Repairing this damage will be no easy task. Drug addiction rates have risen rather than fallen; communities are destitute and entrenched in poverty, with entire generations lost to the prison system. Harm-reduction strategies for managing drug addiction are slow to reach these communities, and violent crime is still a major issue for many of these communities. It is possible that more tough-on-crime waves will land in these cities before any relief.
What can serve as reparations for the harm caused in the war on drugs is a robust investment in the schools and activities for youth, in addition to a response to violent crime. In many neighborhoods, amenities and schools are not safe to travel to without protection, with schools in districts noting they have to bus children only a few blocks in order to avoid the children being seduced by gangs on their way to school. In short, children must be lifted from their experience in multi-generational poverty, while being protected from the very real impact of violent crime.
Reducing Violent Crime
Reducing violent crime is not something to be isolated, either. Reducing violent crime involves a multi-generation investment in youth and safe housing, to offer them alternatives to needing to react violently for protection, or to join gangs where rivalries lead to violence. It is important to note the connections between historically racist policies, lack of employment, jobs, and housing that all come together to make certain communities more vulnerable to violent crime than others. In many communities where violent crime is rising, it doesn’t matter the quality of the schools or parks, if they are unsafe to attend. Police can play a role in this, but more work needs to be done to reduce violent crime holistically in order to mitigate more waves of tough-on-crime policy.
Class
There is no other variable that appears to be affecting crime more than class. Those with opportunities are succeeding, those without opportunities are incarcerated. Regrettably, it is that simple. There are always exceptions, but the data on this does not lie. Just as people of color have suffered from multiple eras of colonialism, slavery, and 2 eras of Jim Crow, the poor have found themselves increasingly relegated to second-class status.

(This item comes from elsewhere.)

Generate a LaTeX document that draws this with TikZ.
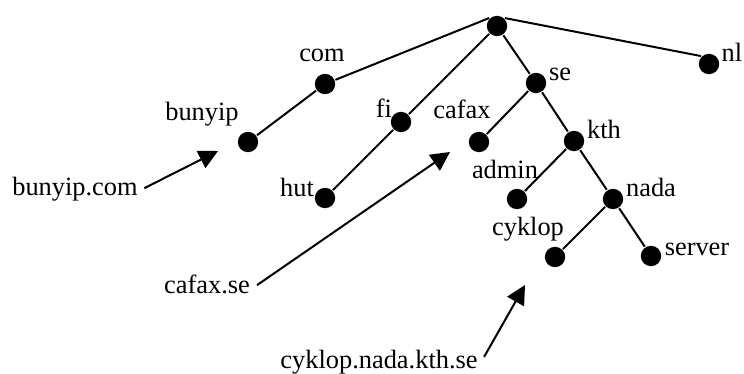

People who are poor are the most likely to be drug-addicted;
People who are poor are the most likely to be victims of violent crime;
People who are poor are the most likely to drop out of school;
People who are poor are the most likely to be incarcerated;
Those who have family members incarcerated are the most likely to be poor.
Conclusion
This paper seeks to understand the issue of mass incarceration, exploring multiple variables and their contributions. Forman’s work provides important considerations for the issue of race, both in its importance to the war on drugs, and in how it obscures other issues regarding mass incarceration. He discusses how class and violent crime have had deep effects on mass incarceration, which this paper supports, while pointing out how race plays a historical role in both class and violent crime as well. Mending communities that have been impacted by the war on drugs is vital. Reducing violent crime is of utmost importance to its many victims, although violent crime itself is exacerbated by the aforementioned issues, namely poverty. These issues are connected and can inflame one-another; the only path forward will address them together.
I would prefer to focus on class and wealth, rather than race. My sense is that the elites are focusing on race as a way to divide us. Maybe just think about that frame. No need to believe my approach or not, just consider it.